Source code of charts
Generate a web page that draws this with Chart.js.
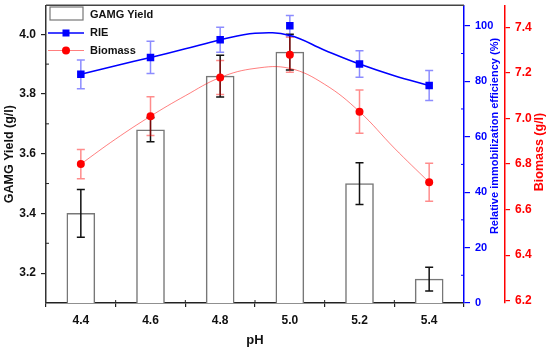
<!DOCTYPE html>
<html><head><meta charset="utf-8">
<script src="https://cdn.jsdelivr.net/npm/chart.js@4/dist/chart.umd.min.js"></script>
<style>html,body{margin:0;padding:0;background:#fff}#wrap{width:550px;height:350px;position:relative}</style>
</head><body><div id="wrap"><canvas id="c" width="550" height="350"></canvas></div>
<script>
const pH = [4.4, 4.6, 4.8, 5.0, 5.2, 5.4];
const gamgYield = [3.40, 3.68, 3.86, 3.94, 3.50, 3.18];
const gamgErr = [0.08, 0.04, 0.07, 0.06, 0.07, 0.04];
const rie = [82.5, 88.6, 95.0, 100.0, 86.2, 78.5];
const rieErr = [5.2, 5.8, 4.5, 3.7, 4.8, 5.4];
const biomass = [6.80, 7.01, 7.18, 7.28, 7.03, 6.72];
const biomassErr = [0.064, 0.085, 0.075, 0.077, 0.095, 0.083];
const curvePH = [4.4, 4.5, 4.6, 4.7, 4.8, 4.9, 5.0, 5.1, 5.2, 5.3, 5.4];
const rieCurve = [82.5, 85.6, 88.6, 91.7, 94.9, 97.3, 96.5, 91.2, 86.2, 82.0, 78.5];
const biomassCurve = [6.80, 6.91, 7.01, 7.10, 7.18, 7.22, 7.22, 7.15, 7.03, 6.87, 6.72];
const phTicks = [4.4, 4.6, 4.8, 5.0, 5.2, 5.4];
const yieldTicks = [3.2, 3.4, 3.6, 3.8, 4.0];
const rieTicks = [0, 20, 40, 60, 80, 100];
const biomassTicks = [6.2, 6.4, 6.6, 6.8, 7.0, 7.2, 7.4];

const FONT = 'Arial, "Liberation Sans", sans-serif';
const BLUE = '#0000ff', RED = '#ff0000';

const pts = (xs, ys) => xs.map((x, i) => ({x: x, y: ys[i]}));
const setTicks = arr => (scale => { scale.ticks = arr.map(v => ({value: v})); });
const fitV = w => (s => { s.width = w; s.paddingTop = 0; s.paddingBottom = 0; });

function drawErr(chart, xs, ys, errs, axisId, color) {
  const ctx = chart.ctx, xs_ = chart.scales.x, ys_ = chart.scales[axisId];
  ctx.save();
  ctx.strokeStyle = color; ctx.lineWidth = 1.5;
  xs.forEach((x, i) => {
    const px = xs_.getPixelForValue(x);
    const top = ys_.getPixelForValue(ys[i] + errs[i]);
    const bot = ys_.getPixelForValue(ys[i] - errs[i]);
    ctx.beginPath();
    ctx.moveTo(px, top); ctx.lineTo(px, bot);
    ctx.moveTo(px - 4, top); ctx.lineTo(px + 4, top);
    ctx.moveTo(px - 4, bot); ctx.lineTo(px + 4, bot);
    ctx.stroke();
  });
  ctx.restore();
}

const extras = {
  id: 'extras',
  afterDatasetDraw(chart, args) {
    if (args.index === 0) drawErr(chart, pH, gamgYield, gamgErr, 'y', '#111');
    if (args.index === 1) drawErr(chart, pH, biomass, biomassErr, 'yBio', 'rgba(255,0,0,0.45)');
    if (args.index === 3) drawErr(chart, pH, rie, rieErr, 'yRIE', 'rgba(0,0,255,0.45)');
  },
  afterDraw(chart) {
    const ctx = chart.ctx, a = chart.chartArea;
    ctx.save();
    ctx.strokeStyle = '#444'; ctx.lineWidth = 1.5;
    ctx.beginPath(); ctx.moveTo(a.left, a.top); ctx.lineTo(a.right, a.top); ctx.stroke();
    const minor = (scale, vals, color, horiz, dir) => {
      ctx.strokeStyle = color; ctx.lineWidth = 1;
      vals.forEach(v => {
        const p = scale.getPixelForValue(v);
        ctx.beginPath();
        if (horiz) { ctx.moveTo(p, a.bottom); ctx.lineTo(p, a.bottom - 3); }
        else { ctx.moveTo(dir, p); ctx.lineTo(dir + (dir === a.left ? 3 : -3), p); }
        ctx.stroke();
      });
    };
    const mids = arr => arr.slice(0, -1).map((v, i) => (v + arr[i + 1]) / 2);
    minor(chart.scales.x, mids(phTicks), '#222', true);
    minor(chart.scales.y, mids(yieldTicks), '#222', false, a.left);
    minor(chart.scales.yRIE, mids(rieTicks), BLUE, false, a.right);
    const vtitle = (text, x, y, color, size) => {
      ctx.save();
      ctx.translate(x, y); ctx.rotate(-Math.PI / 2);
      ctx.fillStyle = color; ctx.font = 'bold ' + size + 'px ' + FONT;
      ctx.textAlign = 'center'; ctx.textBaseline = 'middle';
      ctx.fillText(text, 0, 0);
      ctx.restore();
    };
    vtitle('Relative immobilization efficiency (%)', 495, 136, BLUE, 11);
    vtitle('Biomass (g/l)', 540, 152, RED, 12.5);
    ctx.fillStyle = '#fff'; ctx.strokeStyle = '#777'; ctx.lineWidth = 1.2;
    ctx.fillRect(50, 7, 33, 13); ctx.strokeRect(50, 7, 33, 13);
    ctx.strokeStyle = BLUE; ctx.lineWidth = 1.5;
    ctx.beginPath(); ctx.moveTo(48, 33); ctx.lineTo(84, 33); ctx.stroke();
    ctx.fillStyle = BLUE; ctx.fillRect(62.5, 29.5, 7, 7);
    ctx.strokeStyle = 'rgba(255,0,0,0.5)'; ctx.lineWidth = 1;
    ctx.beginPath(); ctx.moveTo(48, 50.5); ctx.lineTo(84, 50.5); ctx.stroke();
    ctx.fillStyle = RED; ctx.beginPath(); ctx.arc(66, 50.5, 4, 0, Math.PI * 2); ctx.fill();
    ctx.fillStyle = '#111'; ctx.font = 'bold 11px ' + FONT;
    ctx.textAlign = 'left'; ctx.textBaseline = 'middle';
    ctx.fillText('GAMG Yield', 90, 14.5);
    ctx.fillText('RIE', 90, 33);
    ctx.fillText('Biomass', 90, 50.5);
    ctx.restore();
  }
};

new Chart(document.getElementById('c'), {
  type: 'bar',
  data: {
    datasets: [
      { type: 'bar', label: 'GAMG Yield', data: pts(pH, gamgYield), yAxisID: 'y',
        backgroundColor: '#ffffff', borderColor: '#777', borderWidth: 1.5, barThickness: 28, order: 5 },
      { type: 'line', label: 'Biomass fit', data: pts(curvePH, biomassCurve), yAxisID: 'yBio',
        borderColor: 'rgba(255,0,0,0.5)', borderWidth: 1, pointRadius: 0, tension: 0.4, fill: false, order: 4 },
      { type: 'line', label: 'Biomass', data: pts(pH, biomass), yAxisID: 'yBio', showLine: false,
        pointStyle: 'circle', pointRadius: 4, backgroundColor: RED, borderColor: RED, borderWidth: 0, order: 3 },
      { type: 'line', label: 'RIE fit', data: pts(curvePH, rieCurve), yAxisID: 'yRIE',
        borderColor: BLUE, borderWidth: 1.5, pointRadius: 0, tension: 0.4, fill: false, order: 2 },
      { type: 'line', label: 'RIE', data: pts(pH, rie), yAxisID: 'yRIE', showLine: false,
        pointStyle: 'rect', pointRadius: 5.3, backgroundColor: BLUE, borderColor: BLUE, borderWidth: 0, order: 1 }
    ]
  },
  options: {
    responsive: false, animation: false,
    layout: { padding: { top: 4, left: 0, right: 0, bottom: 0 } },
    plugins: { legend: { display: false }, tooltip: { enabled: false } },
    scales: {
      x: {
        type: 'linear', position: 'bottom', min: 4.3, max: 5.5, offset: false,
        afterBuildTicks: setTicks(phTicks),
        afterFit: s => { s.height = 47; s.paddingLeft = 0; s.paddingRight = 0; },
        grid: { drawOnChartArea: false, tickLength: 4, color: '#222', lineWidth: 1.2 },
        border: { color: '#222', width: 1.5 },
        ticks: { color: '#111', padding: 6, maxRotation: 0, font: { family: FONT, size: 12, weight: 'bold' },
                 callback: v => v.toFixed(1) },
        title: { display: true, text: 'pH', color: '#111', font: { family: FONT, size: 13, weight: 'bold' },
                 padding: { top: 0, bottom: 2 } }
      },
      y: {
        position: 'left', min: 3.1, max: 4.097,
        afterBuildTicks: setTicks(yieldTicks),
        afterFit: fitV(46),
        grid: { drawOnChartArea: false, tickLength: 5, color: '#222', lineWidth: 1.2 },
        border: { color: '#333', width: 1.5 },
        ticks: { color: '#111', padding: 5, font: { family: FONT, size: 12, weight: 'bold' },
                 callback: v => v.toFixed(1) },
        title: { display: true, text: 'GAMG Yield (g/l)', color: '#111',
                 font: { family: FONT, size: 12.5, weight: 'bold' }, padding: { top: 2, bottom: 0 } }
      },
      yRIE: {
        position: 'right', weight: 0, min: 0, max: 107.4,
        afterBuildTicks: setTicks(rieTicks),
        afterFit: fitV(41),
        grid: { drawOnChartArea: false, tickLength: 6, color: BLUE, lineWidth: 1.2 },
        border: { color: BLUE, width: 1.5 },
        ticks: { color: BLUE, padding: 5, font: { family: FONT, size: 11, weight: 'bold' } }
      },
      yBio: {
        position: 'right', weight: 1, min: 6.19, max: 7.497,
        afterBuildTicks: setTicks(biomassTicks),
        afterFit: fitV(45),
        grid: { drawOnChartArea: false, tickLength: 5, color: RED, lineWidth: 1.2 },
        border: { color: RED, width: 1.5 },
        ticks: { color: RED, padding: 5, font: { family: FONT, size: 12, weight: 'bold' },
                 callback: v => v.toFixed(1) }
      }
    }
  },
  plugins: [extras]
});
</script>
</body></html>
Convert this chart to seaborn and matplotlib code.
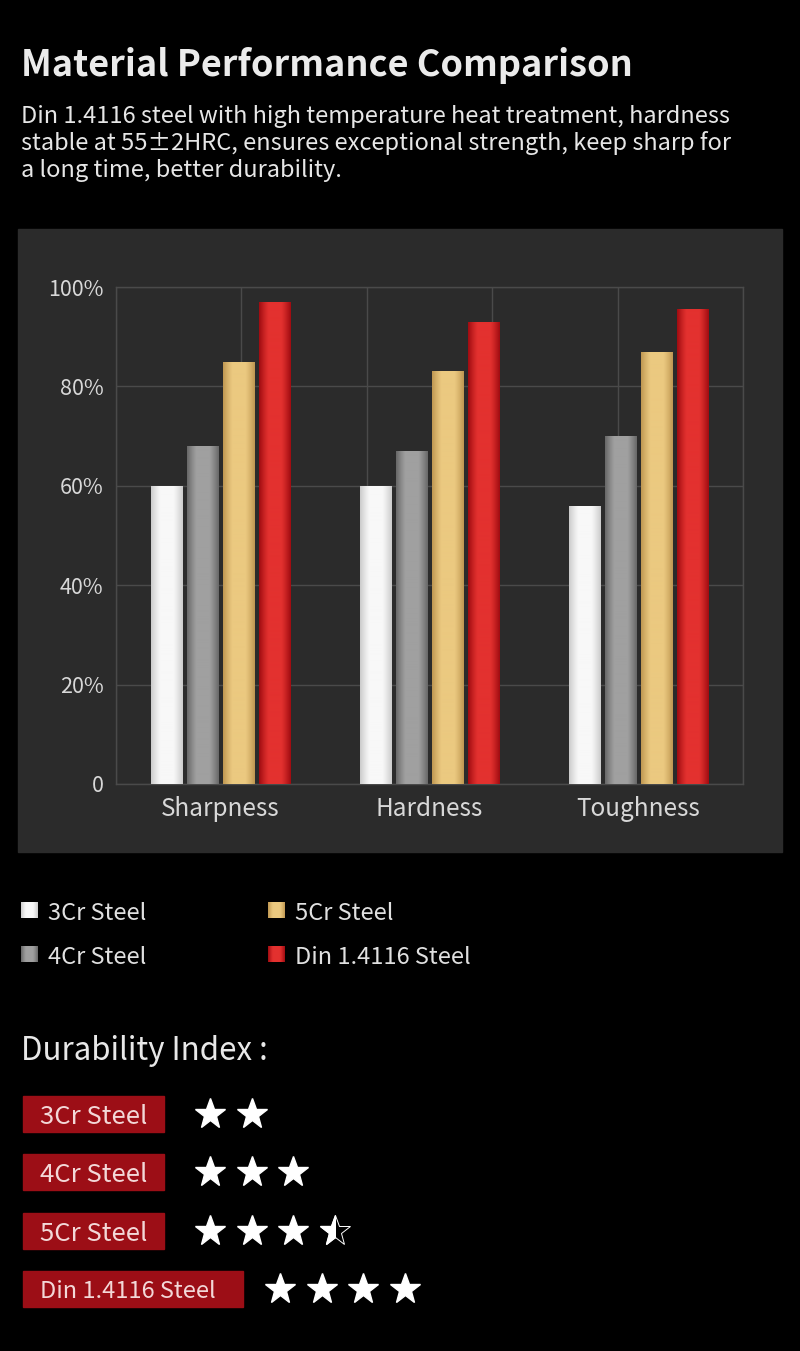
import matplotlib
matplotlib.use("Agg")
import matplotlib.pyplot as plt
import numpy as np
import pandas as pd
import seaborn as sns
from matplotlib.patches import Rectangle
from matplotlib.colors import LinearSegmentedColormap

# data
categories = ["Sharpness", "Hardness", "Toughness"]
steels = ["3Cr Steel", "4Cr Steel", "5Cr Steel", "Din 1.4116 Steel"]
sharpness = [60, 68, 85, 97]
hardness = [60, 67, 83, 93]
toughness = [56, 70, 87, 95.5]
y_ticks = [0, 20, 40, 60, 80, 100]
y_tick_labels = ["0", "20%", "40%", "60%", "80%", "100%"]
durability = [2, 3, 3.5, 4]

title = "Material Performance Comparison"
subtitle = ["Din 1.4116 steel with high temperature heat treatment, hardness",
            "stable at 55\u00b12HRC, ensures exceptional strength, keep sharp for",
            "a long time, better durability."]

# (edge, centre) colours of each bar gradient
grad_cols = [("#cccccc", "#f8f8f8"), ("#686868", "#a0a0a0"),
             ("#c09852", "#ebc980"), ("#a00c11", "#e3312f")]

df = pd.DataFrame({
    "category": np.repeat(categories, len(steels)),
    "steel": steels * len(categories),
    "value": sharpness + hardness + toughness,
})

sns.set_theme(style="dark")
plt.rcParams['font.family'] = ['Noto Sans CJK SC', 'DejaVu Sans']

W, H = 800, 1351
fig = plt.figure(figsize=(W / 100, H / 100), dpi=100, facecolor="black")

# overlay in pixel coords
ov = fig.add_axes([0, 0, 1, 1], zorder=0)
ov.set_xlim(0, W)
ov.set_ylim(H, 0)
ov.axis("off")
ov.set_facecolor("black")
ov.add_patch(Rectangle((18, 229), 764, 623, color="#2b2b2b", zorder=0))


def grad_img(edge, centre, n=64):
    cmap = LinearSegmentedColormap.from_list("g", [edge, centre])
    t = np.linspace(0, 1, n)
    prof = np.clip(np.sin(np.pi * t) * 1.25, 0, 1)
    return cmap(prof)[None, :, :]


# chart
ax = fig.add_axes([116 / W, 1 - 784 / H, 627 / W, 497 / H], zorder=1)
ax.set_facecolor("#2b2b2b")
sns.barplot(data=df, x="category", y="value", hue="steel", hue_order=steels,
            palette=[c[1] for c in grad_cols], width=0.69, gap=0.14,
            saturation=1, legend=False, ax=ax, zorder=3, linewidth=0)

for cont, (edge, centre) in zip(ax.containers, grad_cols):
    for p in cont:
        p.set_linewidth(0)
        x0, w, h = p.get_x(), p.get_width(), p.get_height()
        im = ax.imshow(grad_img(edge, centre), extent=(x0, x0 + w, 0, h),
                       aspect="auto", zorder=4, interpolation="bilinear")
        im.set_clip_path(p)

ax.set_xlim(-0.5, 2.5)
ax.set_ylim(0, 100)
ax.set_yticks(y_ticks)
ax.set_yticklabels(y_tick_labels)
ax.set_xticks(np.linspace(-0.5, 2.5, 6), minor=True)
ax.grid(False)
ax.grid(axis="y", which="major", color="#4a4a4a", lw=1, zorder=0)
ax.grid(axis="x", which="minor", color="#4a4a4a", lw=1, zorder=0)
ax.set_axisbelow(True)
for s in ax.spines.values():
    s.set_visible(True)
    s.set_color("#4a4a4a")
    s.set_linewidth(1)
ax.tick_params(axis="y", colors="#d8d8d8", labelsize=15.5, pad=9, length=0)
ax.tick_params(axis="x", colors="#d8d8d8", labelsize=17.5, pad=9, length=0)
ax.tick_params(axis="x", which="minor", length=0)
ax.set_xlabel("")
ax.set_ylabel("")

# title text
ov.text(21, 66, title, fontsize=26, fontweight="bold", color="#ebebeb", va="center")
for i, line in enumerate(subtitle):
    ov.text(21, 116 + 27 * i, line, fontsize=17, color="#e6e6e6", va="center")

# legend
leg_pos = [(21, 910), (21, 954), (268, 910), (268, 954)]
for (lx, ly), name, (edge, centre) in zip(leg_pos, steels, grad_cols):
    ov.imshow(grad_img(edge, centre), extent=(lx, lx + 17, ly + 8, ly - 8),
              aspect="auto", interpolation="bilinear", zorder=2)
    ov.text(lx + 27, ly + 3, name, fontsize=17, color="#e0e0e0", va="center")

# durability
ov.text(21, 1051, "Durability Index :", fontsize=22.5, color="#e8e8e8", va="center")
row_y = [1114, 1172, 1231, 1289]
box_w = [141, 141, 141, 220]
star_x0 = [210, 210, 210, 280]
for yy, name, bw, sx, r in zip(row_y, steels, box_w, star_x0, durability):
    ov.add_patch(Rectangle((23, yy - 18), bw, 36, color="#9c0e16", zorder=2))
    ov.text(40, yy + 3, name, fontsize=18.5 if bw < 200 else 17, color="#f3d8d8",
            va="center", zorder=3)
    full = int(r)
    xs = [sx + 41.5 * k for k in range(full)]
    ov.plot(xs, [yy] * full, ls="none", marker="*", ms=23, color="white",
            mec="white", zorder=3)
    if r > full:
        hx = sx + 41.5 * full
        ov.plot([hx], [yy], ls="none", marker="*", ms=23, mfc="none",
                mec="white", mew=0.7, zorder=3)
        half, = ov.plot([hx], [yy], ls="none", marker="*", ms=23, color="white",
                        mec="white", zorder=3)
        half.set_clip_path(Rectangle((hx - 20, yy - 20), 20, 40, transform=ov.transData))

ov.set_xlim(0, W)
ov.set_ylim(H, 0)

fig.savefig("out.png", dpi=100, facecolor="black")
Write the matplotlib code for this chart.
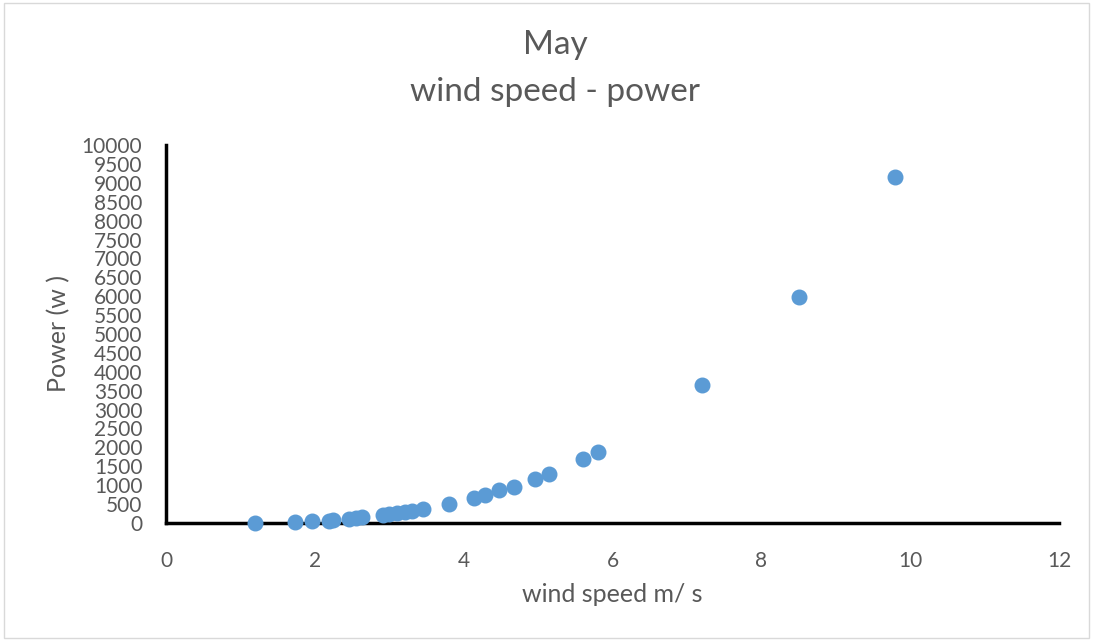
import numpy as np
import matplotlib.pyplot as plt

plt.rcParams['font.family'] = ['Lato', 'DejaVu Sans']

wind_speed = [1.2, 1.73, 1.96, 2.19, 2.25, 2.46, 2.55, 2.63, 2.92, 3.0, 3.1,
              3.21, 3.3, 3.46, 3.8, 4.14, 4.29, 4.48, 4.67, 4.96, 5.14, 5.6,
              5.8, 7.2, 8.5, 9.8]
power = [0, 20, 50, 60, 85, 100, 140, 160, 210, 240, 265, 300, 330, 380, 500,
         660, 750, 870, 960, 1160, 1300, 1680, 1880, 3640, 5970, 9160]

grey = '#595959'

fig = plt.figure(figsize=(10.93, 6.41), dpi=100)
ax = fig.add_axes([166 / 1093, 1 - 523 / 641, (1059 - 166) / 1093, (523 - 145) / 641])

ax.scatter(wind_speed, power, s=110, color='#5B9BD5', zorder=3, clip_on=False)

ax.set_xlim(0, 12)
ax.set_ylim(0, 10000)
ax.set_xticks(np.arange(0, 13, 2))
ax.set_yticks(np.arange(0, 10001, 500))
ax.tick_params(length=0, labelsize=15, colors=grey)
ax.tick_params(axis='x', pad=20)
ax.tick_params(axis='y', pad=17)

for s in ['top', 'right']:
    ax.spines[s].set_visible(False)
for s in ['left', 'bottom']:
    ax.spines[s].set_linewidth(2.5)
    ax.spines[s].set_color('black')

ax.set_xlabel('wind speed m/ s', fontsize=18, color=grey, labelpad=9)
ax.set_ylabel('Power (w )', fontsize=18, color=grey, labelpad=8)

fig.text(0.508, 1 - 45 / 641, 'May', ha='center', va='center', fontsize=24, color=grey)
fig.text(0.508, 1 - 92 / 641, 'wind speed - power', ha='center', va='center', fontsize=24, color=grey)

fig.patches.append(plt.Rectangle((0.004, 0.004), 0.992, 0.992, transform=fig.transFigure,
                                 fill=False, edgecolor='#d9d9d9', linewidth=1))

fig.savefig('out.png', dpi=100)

**The problem:** The lines to reproduce run from the one above containing "Convert this chart" through the one containing "from matplotlib.colors import". Copy them exactly and leave out all pictures.

**Written answer:**
Convert this chart to seaborn and matplotlib code.
import matplotlib
matplotlib.use("Agg")
import matplotlib.pyplot as plt
import numpy as np
import pandas as pd
import seaborn as sns
from matplotlib.patches import Rectangle
from matplotlib.colors import LinearSegmentedColormap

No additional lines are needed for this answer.